§ **EXERCISE DETAILS**: Set aside the pictures and output only the lines from the one containing "Output the web" up to and including the one containing "const yTicks = [0, 20, 40, 60, 80, 100, 120];".

§ **DATA FOR THIS EXERCISE**:

^^^^^^^^^^^^^^^^

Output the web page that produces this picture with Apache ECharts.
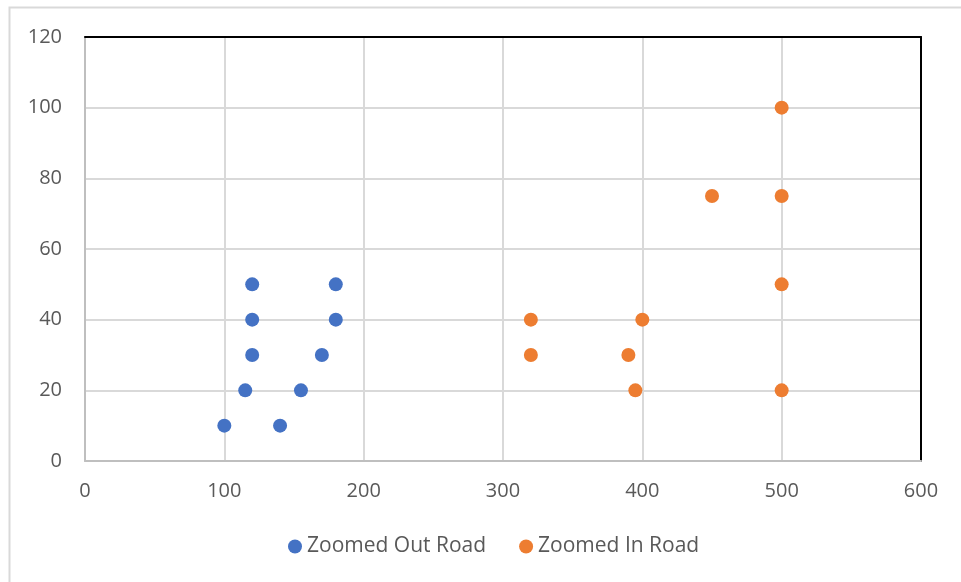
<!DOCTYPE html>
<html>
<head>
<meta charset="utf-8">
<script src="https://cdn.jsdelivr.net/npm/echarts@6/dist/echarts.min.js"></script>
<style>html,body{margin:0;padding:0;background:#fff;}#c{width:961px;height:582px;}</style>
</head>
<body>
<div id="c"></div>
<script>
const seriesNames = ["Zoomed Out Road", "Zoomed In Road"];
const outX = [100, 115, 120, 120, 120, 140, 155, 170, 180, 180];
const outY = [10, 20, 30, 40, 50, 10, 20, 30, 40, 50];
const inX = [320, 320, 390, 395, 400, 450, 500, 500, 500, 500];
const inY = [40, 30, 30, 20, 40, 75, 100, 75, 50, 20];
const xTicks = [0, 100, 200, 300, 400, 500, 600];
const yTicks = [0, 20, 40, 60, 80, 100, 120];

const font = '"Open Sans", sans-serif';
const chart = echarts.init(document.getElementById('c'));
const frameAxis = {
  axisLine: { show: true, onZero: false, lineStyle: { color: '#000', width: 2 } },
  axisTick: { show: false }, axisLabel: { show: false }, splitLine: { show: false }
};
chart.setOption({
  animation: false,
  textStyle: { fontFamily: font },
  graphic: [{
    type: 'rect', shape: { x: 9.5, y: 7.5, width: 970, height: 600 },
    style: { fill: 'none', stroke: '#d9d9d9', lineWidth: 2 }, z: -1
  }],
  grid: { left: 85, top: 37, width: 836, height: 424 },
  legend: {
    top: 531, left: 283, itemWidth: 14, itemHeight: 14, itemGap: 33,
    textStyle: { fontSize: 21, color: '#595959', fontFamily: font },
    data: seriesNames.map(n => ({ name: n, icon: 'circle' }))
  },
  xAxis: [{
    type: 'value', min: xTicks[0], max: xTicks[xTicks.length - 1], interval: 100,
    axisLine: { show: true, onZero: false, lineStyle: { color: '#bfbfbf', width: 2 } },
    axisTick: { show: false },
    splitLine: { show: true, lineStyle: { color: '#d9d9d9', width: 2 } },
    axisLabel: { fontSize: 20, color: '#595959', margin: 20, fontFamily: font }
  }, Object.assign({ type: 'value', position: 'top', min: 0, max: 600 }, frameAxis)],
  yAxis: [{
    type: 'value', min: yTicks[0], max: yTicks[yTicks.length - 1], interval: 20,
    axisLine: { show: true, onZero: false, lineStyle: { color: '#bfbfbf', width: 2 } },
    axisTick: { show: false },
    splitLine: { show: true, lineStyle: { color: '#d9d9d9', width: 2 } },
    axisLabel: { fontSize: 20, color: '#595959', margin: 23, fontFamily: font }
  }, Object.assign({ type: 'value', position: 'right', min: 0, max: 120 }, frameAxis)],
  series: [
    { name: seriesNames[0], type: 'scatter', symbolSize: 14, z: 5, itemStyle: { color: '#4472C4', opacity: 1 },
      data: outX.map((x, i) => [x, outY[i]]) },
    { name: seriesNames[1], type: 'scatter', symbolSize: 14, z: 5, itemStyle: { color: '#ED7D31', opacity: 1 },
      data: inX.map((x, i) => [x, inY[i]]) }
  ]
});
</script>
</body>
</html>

^^^^^^^^^^^^^^^^

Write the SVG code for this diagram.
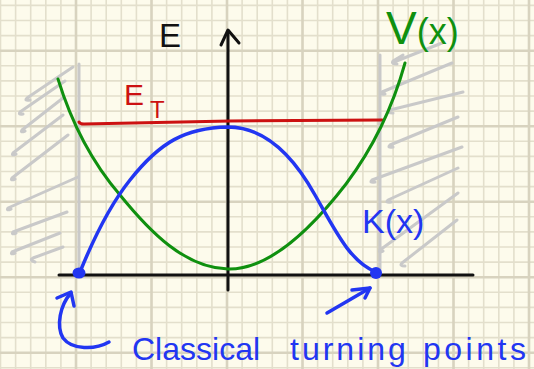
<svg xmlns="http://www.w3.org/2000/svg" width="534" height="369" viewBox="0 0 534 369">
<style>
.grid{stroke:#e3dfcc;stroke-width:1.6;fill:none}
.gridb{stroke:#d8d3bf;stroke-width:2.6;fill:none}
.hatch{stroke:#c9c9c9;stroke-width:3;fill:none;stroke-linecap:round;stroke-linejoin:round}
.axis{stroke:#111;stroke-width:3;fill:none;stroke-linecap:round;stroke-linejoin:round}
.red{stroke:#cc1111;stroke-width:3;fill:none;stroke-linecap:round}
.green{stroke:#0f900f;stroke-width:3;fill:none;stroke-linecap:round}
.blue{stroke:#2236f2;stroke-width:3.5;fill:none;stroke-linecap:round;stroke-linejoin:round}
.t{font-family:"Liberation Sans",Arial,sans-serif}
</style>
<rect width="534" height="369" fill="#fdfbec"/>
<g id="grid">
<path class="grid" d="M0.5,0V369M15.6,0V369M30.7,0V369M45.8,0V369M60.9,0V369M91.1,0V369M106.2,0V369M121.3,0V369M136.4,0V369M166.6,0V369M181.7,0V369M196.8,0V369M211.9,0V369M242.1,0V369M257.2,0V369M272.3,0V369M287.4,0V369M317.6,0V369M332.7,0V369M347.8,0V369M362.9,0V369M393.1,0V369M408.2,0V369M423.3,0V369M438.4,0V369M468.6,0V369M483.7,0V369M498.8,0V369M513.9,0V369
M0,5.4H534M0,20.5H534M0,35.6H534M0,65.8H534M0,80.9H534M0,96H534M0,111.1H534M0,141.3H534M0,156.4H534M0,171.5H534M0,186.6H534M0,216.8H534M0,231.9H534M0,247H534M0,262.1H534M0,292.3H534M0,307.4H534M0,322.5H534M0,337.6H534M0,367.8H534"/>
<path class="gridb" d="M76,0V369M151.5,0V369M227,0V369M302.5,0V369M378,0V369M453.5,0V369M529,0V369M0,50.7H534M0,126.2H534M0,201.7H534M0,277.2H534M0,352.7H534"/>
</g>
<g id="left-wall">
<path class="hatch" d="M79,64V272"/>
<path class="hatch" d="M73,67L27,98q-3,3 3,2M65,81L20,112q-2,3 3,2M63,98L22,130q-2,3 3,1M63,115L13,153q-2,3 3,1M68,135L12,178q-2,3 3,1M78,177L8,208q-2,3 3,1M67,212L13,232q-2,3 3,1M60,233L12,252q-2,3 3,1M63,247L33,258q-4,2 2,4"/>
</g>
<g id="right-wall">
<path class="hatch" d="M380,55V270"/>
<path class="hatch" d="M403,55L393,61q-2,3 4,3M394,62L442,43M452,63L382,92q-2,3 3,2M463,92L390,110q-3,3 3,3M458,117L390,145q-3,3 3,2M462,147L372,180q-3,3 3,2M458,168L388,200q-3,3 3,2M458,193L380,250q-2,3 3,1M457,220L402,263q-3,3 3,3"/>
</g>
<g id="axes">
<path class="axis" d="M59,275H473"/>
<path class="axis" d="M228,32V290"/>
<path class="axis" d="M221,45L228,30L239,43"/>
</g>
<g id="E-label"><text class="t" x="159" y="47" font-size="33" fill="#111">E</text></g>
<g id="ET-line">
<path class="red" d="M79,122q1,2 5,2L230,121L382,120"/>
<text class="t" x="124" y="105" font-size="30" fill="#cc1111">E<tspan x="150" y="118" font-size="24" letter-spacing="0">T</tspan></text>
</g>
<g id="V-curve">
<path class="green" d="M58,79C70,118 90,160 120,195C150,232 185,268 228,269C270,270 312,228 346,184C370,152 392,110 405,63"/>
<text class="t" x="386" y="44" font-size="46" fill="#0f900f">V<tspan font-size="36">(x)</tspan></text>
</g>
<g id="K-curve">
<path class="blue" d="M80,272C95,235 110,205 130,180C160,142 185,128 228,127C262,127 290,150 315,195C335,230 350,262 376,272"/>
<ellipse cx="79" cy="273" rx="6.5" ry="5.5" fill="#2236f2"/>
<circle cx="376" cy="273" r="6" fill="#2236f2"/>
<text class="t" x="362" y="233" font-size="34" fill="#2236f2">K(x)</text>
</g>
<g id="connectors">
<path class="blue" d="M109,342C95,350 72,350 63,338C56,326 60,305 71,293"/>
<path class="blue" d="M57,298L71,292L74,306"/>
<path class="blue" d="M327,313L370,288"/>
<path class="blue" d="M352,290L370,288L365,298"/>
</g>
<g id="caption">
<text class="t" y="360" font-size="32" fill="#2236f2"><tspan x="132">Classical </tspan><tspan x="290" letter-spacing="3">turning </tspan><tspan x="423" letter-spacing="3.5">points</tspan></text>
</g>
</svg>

^^^^^^^^^^^^^^^^

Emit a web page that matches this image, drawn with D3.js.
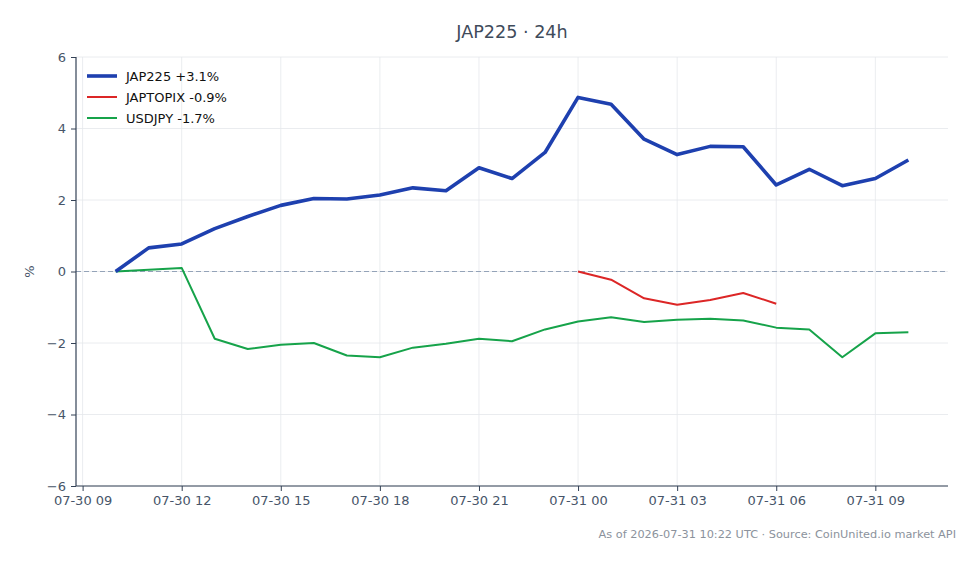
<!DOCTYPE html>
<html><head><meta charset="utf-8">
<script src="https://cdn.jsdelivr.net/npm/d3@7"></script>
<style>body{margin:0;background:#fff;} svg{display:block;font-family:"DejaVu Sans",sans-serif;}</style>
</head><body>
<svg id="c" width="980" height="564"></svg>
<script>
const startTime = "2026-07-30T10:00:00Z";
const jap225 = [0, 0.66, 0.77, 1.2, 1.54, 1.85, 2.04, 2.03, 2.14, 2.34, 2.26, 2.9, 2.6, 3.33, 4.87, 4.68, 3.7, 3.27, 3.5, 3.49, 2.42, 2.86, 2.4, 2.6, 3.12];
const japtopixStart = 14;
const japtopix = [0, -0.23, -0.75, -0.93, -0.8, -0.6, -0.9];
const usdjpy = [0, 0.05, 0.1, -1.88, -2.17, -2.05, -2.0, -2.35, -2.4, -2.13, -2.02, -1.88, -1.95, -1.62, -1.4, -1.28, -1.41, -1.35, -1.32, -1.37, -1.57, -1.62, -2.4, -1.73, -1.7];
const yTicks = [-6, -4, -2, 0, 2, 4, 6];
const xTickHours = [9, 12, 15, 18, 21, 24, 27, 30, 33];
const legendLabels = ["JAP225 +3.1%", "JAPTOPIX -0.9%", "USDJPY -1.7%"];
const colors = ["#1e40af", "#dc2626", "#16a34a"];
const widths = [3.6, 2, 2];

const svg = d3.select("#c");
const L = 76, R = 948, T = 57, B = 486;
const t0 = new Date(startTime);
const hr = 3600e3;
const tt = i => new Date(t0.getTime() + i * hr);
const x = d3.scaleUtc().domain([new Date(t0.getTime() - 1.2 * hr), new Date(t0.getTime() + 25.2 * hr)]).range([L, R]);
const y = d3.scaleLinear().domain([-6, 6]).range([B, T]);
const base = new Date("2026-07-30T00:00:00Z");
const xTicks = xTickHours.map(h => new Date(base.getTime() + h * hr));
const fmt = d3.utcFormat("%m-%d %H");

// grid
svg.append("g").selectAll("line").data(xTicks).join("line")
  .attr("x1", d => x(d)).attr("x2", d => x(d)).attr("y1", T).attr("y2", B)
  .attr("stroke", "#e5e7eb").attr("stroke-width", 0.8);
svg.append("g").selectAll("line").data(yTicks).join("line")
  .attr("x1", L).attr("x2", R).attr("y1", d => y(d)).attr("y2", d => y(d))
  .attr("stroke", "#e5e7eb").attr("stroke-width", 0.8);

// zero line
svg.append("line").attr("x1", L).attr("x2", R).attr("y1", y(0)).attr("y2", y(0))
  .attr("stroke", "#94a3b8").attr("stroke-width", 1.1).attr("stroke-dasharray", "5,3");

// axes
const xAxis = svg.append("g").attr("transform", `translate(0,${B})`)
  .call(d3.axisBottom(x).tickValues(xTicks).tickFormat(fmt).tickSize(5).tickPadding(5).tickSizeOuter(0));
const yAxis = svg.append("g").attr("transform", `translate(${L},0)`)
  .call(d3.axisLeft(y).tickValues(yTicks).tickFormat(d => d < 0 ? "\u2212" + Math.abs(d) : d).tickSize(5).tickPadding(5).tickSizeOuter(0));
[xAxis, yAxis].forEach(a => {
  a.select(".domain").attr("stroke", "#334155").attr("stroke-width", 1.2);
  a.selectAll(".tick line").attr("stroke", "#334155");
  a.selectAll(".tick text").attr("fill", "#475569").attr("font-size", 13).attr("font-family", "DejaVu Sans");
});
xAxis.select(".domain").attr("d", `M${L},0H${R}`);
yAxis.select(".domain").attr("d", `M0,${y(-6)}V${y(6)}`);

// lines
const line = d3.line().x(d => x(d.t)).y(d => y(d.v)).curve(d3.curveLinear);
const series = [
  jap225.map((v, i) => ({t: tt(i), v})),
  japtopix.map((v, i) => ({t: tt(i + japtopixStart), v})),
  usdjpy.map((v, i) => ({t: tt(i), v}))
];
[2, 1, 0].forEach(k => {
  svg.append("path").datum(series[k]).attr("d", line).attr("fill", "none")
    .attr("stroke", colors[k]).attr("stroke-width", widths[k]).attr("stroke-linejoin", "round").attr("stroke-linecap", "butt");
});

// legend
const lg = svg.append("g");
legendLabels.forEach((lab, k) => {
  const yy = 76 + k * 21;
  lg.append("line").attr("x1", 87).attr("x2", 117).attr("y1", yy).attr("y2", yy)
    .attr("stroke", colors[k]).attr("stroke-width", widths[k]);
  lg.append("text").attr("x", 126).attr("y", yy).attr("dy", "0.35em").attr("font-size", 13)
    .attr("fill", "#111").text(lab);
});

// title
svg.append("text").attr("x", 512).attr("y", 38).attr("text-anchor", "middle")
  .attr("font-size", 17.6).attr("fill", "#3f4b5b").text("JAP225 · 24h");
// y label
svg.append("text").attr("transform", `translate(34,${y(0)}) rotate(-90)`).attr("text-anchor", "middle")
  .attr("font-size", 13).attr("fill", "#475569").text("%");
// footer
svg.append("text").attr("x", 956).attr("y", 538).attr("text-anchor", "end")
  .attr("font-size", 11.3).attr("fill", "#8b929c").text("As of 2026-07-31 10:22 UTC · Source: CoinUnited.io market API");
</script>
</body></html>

^^^^^^^^^^^^^^^^

§ **REPLY**:
Output the web page that produces this picture with Apache ECharts.
<!DOCTYPE html>
<html>
<head>
<meta charset="utf-8">
<script src="https://cdn.jsdelivr.net/npm/echarts@6/dist/echarts.min.js"></script>
<style>html,body{margin:0;padding:0;background:#fff;}#c{width:961px;height:582px;}</style>
</head>
<body>
<div id="c"></div>
<script>
const seriesNames = ["Zoomed Out Road", "Zoomed In Road"];
const outX = [100, 115, 120, 120, 120, 140, 155, 170, 180, 180];
const outY = [10, 20, 30, 40, 50, 10, 20, 30, 40, 50];
const inX = [320, 320, 390, 395, 400, 450, 500, 500, 500, 500];
const inY = [40, 30, 30, 20, 40, 75, 100, 75, 50, 20];
const xTicks = [0, 100, 200, 300, 400, 500, 600];
const yTicks = [0, 20, 40, 60, 80, 100, 120];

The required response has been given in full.